> Direction
Only the lines from the one containing "Give me the matplotlib source for this chart." down to the one containing "from matplotlib.ticker import", inclusive, are to be quoted exactly.

> Supplied records
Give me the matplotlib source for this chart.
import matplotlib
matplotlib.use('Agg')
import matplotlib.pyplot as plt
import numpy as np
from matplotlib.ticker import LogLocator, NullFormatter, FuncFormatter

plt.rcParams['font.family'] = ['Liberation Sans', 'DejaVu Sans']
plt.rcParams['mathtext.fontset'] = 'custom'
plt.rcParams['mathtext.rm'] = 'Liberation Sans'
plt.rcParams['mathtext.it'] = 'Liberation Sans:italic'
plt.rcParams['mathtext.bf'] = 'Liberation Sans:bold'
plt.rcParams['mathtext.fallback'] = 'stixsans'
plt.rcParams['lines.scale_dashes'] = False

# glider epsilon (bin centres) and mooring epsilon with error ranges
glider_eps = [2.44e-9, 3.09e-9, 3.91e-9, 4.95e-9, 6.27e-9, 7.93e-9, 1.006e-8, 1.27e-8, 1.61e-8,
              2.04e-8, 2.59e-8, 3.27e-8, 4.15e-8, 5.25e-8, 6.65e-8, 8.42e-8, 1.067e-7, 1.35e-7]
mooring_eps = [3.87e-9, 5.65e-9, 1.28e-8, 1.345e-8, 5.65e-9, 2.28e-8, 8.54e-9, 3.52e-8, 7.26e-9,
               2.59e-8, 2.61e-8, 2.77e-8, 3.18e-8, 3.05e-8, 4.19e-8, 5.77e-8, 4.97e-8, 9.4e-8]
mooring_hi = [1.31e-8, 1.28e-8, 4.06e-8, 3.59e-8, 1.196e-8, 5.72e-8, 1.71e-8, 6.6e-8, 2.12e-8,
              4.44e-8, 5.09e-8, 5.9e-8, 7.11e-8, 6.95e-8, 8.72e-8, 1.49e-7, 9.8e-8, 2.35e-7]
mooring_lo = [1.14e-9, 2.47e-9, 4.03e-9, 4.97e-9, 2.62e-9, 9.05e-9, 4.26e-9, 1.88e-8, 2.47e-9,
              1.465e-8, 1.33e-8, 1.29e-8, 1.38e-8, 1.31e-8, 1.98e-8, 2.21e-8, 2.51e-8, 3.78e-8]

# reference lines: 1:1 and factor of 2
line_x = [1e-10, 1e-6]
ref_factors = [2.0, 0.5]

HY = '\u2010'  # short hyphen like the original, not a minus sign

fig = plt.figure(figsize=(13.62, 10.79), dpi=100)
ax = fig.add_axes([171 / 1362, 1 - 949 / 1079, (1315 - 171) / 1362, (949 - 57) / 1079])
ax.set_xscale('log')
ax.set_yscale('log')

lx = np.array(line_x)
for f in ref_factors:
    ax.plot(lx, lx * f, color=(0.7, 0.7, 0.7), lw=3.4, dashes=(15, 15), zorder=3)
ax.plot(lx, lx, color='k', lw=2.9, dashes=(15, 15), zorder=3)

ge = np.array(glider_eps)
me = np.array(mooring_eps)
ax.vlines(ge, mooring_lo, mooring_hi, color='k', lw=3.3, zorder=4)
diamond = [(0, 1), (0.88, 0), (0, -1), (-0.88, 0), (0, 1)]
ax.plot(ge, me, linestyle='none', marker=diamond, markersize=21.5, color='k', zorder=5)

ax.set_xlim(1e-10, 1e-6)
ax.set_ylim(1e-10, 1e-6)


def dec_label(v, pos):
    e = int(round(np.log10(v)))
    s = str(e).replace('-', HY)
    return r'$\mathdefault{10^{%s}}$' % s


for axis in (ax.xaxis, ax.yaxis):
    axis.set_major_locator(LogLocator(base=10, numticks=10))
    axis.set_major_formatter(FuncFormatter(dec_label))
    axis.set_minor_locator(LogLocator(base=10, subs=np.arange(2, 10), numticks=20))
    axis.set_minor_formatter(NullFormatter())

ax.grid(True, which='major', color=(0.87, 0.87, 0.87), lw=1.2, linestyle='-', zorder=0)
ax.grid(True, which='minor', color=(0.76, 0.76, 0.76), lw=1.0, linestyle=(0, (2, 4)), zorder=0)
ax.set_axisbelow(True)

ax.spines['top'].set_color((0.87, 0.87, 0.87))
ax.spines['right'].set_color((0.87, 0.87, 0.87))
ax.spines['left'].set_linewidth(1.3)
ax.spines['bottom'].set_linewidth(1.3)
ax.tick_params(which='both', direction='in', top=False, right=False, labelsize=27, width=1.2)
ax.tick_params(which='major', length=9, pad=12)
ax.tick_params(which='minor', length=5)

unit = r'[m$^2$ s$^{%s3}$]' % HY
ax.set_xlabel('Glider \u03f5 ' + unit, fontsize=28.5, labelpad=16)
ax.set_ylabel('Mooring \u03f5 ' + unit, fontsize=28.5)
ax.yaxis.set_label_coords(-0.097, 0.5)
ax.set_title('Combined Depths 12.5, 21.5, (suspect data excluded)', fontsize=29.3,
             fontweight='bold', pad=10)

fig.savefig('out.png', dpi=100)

--

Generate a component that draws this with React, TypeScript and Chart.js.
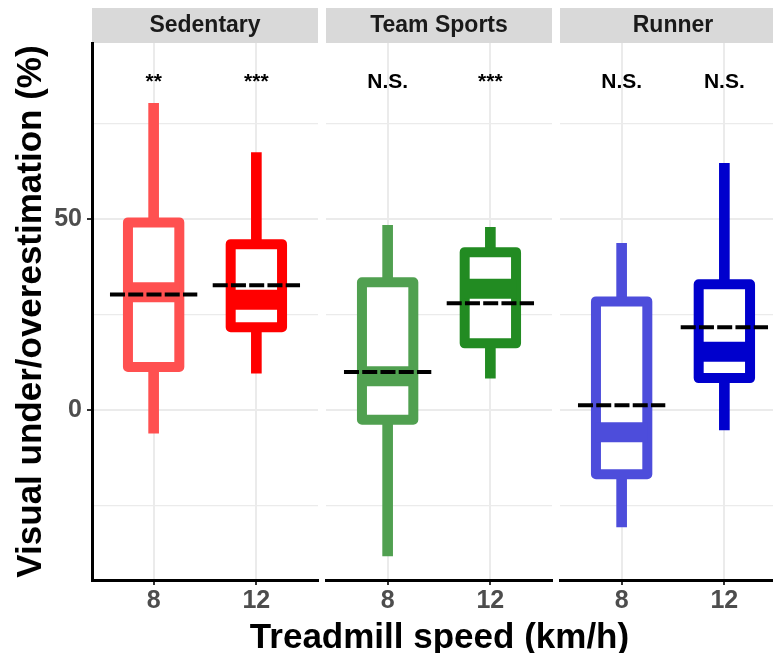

---

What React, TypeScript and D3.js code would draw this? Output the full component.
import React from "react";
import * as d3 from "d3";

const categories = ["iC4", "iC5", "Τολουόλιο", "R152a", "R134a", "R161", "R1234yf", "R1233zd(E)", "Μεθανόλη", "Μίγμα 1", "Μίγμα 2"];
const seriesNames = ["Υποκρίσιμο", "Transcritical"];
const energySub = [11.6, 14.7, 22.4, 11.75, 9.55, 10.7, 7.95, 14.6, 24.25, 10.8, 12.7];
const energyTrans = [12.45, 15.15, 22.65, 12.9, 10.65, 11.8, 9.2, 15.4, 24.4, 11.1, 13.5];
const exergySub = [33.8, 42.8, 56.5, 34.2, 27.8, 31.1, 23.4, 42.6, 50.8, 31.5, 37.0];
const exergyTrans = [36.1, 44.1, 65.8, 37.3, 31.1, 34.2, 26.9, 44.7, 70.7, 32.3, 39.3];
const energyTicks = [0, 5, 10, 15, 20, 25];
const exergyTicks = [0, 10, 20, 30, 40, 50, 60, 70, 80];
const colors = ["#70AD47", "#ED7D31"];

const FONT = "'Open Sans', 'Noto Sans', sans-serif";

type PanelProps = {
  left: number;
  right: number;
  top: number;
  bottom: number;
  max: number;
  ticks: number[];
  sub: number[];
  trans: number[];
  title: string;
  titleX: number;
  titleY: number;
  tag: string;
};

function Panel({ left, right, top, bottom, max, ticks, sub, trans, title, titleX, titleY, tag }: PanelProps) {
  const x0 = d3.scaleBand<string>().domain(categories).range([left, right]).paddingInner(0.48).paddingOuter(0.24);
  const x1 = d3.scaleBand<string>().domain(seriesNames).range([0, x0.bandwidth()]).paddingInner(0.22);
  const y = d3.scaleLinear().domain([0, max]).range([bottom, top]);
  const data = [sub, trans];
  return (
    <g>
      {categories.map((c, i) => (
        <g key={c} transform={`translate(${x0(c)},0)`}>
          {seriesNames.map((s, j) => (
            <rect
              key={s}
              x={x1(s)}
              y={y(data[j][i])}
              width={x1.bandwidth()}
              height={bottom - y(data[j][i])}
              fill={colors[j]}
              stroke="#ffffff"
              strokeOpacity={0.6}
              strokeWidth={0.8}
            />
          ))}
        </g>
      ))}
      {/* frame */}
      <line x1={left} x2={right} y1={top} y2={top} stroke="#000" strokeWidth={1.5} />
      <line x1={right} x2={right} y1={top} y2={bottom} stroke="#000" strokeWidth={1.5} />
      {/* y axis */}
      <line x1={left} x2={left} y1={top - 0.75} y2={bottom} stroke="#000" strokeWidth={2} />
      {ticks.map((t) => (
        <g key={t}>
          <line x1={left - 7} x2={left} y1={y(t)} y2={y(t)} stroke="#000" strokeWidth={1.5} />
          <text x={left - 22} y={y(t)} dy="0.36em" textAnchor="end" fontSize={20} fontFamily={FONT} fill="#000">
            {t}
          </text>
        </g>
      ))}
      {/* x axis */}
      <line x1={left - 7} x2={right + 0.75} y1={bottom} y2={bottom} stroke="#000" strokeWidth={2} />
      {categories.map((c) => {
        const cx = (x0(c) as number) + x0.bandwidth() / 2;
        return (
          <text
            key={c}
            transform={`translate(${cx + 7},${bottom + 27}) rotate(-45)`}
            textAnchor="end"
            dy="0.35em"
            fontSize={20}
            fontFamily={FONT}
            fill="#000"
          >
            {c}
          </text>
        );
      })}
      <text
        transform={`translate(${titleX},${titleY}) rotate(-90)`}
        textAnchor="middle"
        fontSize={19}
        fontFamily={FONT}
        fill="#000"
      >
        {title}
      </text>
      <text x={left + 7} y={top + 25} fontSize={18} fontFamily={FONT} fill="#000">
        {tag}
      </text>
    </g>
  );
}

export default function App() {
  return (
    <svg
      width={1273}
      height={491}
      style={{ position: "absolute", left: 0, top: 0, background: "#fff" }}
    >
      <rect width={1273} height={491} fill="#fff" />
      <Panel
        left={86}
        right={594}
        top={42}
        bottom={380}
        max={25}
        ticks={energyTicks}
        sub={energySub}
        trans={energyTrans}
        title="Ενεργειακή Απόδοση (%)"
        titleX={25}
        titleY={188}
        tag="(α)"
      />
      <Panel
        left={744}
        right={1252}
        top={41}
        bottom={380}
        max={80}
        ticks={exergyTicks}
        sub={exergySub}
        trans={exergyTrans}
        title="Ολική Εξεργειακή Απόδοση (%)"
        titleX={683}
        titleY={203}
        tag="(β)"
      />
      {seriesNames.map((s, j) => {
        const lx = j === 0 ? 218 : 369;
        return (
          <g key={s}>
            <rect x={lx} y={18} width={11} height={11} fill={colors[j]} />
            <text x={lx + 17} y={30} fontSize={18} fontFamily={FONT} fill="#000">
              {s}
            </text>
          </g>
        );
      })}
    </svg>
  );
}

> Full solution
Give me the matplotlib source for this chart.
import matplotlib
matplotlib.use('Agg')
import matplotlib.pyplot as plt
import numpy as np
from matplotlib.ticker import LogLocator, NullFormatter, FuncFormatter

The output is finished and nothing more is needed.